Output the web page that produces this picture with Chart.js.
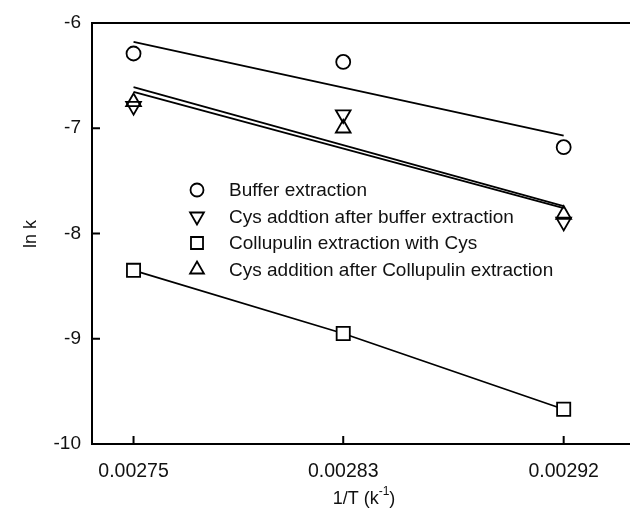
<!DOCTYPE html>
<html>
<head>
<meta charset="utf-8">
<script src="https://cdn.jsdelivr.net/npm/chart.js@4.4.1/dist/chart.umd.min.js"></script>
<style>
  html, body { margin: 0; padding: 0; background: #fff; overflow: hidden; }
  .graph-container { position: relative; width: 630px; height: 510px; }
</style>
</head>
<body>
<div class="graph-container">
  <canvas id="chart"></canvas>
</div>
<script>
// 1/T values (363, 353, 343 K) and the labels shown under them
const invT = [0.002755, 0.002833, 0.002915];
const xTickLabels = ['0.00275', '0.00283', '0.00292'];

// ln k
const bufferLnk = [-6.29, -6.37, -7.18];
const cysAfterBufferLnk = [-6.79, -6.87, -7.89];
const collupulinLnk = [-8.35, -8.95, -9.67];
const cysAfterCollupulinLnk = [-6.75, -7.00, -7.82];

// fitted lines, end points
const fitX = [0.002755, 0.002915];
const bufferFit = [-6.18, -7.07];
const cysAfterBufferFit = [-6.655, -7.76];
const cysAfterCollupulinFit = [-6.61, -7.74];

const labels = [
  'Buffer extraction',
  'Cys addtion after buffer extraction',
  'Collupulin extraction with Cys',
  'Cys addition after Collupulin extraction'
];

const FONT = "'Liberation Sans', Arial, sans-serif";

function pts(xs, ys) {
  return xs.map((x, i) => ({ x: x, y: ys[i] }));
}

function markerSet(label, ys, style, rot, radius, fill, line) {
  return {
    label: label,
    data: pts(invT, ys),
    pointStyle: style,
    rotation: rot,
    pointRadius: radius,
    pointBorderWidth: 1.8,
    pointBorderColor: '#000',
    pointBackgroundColor: fill,
    borderColor: '#000',
    borderWidth: 1.8,
    showLine: line,
    legendItem: true,
  };
}

function fitSet(ys) {
  return {
    data: pts(fitX, ys),
    showLine: true,
    pointRadius: 0,
    borderColor: '#000',
    borderWidth: 1.8,
    legendItem: false,
  };
}

// inward ticks, top frame line, legend in the plot and axis titles
const extras = {
  id: 'extras',
  afterDraw(chart) {
    const ctx = chart.ctx;
    const a = chart.chartArea;
    const xs = chart.scales.x, ys = chart.scales.y;
    ctx.save();
    ctx.strokeStyle = '#000';
    ctx.lineWidth = 2;
    ctx.beginPath();
    ctx.moveTo(a.left - 1, a.top);
    ctx.lineTo(a.right, a.top);
    xs.ticks.forEach(t => {
      const px = xs.getPixelForValue(t.value);
      ctx.moveTo(px, a.bottom);
      ctx.lineTo(px, a.bottom - 8);
    });
    ys.ticks.forEach(t => {
      const py = ys.getPixelForValue(t.value);
      ctx.moveTo(a.left, py);
      ctx.lineTo(a.left + 8, py);
    });
    ctx.stroke();

    // legend
    ctx.font = '19px ' + FONT;
    ctx.fillStyle = '#111';
    ctx.textBaseline = 'middle';
    let row = 0;
    chart.data.datasets.forEach(ds => {
      if (!ds.legendItem) return;
      const y = 190 + row * 26.5;
      ctx.fillStyle = '#fff';
      ctx.strokeStyle = '#000';
      ctx.lineWidth = 1.8;
      Chart.helpers.drawPoint(ctx, {
        pointStyle: ds.pointStyle,
        rotation: ds.rotation,
        radius: ds.pointStyle === 'rect' ? 8.5 : (ds.pointStyle === 'triangle' ? 8 : 6.5),
        borderWidth: 1.8
      }, 197, y);
      ctx.fillStyle = '#111';
      ctx.fillText(ds.label, 229, y + 1);
      row++;
    });

    // axis titles
    ctx.font = '18px ' + FONT;
    ctx.textAlign = 'center';
    ctx.save();
    ctx.translate(31, 234);
    ctx.rotate(-Math.PI / 2);
    ctx.fillText('ln k', 0, 0);
    ctx.restore();

    const main = '1/T (k';
    const sup = '-1';
    const tail = ')';
    ctx.textAlign = 'left';
    ctx.font = '18px ' + FONT;
    const w1 = ctx.measureText(main).width;
    const w3 = ctx.measureText(tail).width;
    ctx.font = '12px ' + FONT;
    const w2 = ctx.measureText(sup).width;
    let x0 = 364 - (w1 + w2 + w3) / 2;
    const yb = 499;
    ctx.font = '18px ' + FONT;
    ctx.fillText(main, x0, yb);
    ctx.font = '12px ' + FONT;
    ctx.fillText(sup, x0 + w1, yb - 7);
    ctx.font = '18px ' + FONT;
    ctx.fillText(tail, x0 + w1 + w2, yb);
    ctx.restore();
  }
};

new Chart(document.getElementById('chart'), {
  type: 'scatter',
  data: {
    datasets: [
      markerSet(labels[0], bufferLnk, 'circle', 0, 7, '#fff', false),
      markerSet(labels[1], cysAfterBufferLnk, 'triangle', 180, 8.5, 'transparent', false),
      markerSet(labels[2], collupulinLnk, 'rect', 0, 9.3, '#fff', true),
      markerSet(labels[3], cysAfterCollupulinLnk, 'triangle', 0, 8.5, 'transparent', false),
      fitSet(bufferFit),
      fitSet(cysAfterBufferFit),
      fitSet(cysAfterCollupulinFit),
    ]
  },
  options: {
    responsive: true,
    maintainAspectRatio: false,
    animation: false,
    layout: { autoPadding: false, padding: { top: 23, right: 0, left: 0, bottom: 0 } },
    plugins: {
      legend: { display: false },
      tooltip: { enabled: false },
    },
    scales: {
      x: {
        type: 'linear',
        min: 0.00273955,
        max: 0.00293967,
        grid: { display: false },
        border: { display: true, color: '#000', width: 2 },
        afterBuildTicks: (scale) => {
          scale.ticks = invT.map(v => ({ value: v }));
        },
        afterFit: (scale) => {
          scale.height = 66;
          scale.paddingLeft = 0;
          scale.paddingRight = 0;
        },
        ticks: {
          color: '#111',
          padding: 8,
          maxRotation: 0,
          font: { family: FONT, size: 19.5 },
          callback: (value, index) => xTickLabels[index],
        },
      },
      y: {
        min: -10,
        max: -6,
        grid: { display: false },
        border: { display: true, color: '#000', width: 2 },
        afterFit: (scale) => {
          scale.width = 92;
          scale.paddingTop = 0;
          scale.paddingBottom = 0;
        },
        ticks: {
          stepSize: 1,
          color: '#111',
          padding: 3,
          font: { family: FONT, size: 19 },
        },
      }
    }
  },
  plugins: [extras]
});
</script>
</body>
</html>
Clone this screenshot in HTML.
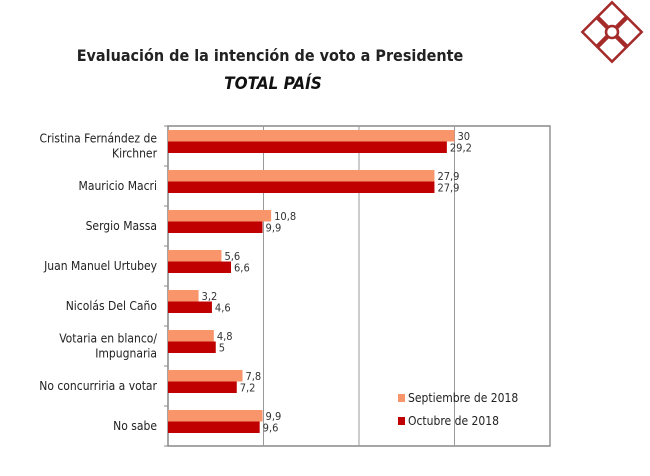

> [Goal of the exercise]: Set the pictures aside and transcribe the data above exactly.

> [Finished answer]:
Output the web page that produces this picture with Chart.js.
<!DOCTYPE html>
<html>
<head>
<meta charset="utf-8">
<script src="https://cdn.jsdelivr.net/npm/chart.js@4.4.1/dist/chart.umd.min.js"></script>
<style>
  html, body { margin: 0; padding: 0; background: #fff; overflow: hidden; }
  .graph-container { position: relative; width: 630px; height: 510px; }
</style>
</head>
<body>
<div class="graph-container">
  <canvas id="chart"></canvas>
</div>
<script>
// 1/T values (363, 353, 343 K) and the labels shown under them
const invT = [0.002755, 0.002833, 0.002915];
const xTickLabels = ['0.00275', '0.00283', '0.00292'];

// ln k
const bufferLnk = [-6.29, -6.37, -7.18];
const cysAfterBufferLnk = [-6.79, -6.87, -7.89];
const collupulinLnk = [-8.35, -8.95, -9.67];
const cysAfterCollupulinLnk = [-6.75, -7.00, -7.82];

// fitted lines, end points
const fitX = [0.002755, 0.002915];
const bufferFit = [-6.18, -7.07];
const cysAfterBufferFit = [-6.655, -7.76];
const cysAfterCollupulinFit = [-6.61, -7.74];

const labels = [
  'Buffer extraction',
  'Cys addtion after buffer extraction',
  'Collupulin extraction with Cys',
  'Cys addition after Collupulin extraction'
];

const FONT = "'Liberation Sans', Arial, sans-serif";

function pts(xs, ys) {
  return xs.map((x, i) => ({ x: x, y: ys[i] }));
}

function markerSet(label, ys, style, rot, radius, fill, line) {
  return {
    label: label,
    data: pts(invT, ys),
    pointStyle: style,
    rotation: rot,
    pointRadius: radius,
    pointBorderWidth: 1.8,
    pointBorderColor: '#000',
    pointBackgroundColor: fill,
    borderColor: '#000',
    borderWidth: 1.8,
    showLine: line,
    legendItem: true,
  };
}

function fitSet(ys) {
  return {
    data: pts(fitX, ys),
    showLine: true,
    pointRadius: 0,
    borderColor: '#000',
    borderWidth: 1.8,
    legendItem: false,
  };
}

// inward ticks, top frame line, legend in the plot and axis titles
const extras = {
  id: 'extras',
  afterDraw(chart) {
    const ctx = chart.ctx;
    const a = chart.chartArea;
    const xs = chart.scales.x, ys = chart.scales.y;
    ctx.save();
    ctx.strokeStyle = '#000';
    ctx.lineWidth = 2;
    ctx.beginPath();
    ctx.moveTo(a.left - 1, a.top);
    ctx.lineTo(a.right, a.top);
    xs.ticks.forEach(t => {
      const px = xs.getPixelForValue(t.value);
      ctx.moveTo(px, a.bottom);
      ctx.lineTo(px, a.bottom - 8);
    });
    ys.ticks.forEach(t => {
      const py = ys.getPixelForValue(t.value);
      ctx.moveTo(a.left, py);
      ctx.lineTo(a.left + 8, py);
    });
    ctx.stroke();

    // legend
    ctx.font = '19px ' + FONT;
    ctx.fillStyle = '#111';
    ctx.textBaseline = 'middle';
    let row = 0;
    chart.data.datasets.forEach(ds => {
      if (!ds.legendItem) return;
      const y = 190 + row * 26.5;
      ctx.fillStyle = '#fff';
      ctx.strokeStyle = '#000';
      ctx.lineWidth = 1.8;
      Chart.helpers.drawPoint(ctx, {
        pointStyle: ds.pointStyle,
        rotation: ds.rotation,
        radius: ds.pointStyle === 'rect' ? 8.5 : (ds.pointStyle === 'triangle' ? 8 : 6.5),
        borderWidth: 1.8
      }, 197, y);
      ctx.fillStyle = '#111';
      ctx.fillText(ds.label, 229, y + 1);
      row++;
    });

    // axis titles
    ctx.font = '18px ' + FONT;
    ctx.textAlign = 'center';
    ctx.save();
    ctx.translate(31, 234);
    ctx.rotate(-Math.PI / 2);
    ctx.fillText('ln k', 0, 0);
    ctx.restore();

    const main = '1/T (k';
    const sup = '-1';
    const tail = ')';
    ctx.textAlign = 'left';
    ctx.font = '18px ' + FONT;
    const w1 = ctx.measureText(main).width;
    const w3 = ctx.measureText(tail).width;
    ctx.font = '12px ' + FONT;
    const w2 = ctx.measureText(sup).width;
    let x0 = 364 - (w1 + w2 + w3) / 2;
    const yb = 499;
    ctx.font = '18px ' + FONT;
    ctx.fillText(main, x0, yb);
    ctx.font = '12px ' + FONT;
    ctx.fillText(sup, x0 + w1, yb - 7);
    ctx.font = '18px ' + FONT;
    ctx.fillText(tail, x0 + w1 + w2, yb);
    ctx.restore();
  }
};

new Chart(document.getElementById('chart'), {
  type: 'scatter',
  data: {
    datasets: [
      markerSet(labels[0], bufferLnk, 'circle', 0, 7, '#fff', false),
      markerSet(labels[1], cysAfterBufferLnk, 'triangle', 180, 8.5, 'transparent', false),
      markerSet(labels[2], collupulinLnk, 'rect', 0, 9.3, '#fff', true),
      markerSet(labels[3], cysAfterCollupulinLnk, 'triangle', 0, 8.5, 'transparent', false),
      fitSet(bufferFit),
      fitSet(cysAfterBufferFit),
      fitSet(cysAfterCollupulinFit),
    ]
  },
  options: {
    responsive: true,
    maintainAspectRatio: false,
    animation: false,
    layout: { autoPadding: false, padding: { top: 23, right: 0, left: 0, bottom: 0 } },
    plugins: {
      legend: { display: false },
      tooltip: { enabled: false },
    },
    scales: {
      x: {
        type: 'linear',
        min: 0.00273955,
        max: 0.00293967,
        grid: { display: false },
        border: { display: true, color: '#000', width: 2 },
        afterBuildTicks: (scale) => {
          scale.ticks = invT.map(v => ({ value: v }));
        },
        afterFit: (scale) => {
          scale.height = 66;
          scale.paddingLeft = 0;
          scale.paddingRight = 0;
        },
        ticks: {
          color: '#111',
          padding: 8,
          maxRotation: 0,
          font: { family: FONT, size: 19.5 },
          callback: (value, index) => xTickLabels[index],
        },
      },
      y: {
        min: -10,
        max: -6,
        grid: { display: false },
        border: { display: true, color: '#000', width: 2 },
        afterFit: (scale) => {
          scale.width = 92;
          scale.paddingTop = 0;
          scale.paddingBottom = 0;
        },
        ticks: {
          stepSize: 1,
          color: '#111',
          padding: 3,
          font: { family: FONT, size: 19 },
        },
      }
    }
  },
  plugins: [extras]
});
</script>
</body>
</html>
Clone this screenshot in HTML.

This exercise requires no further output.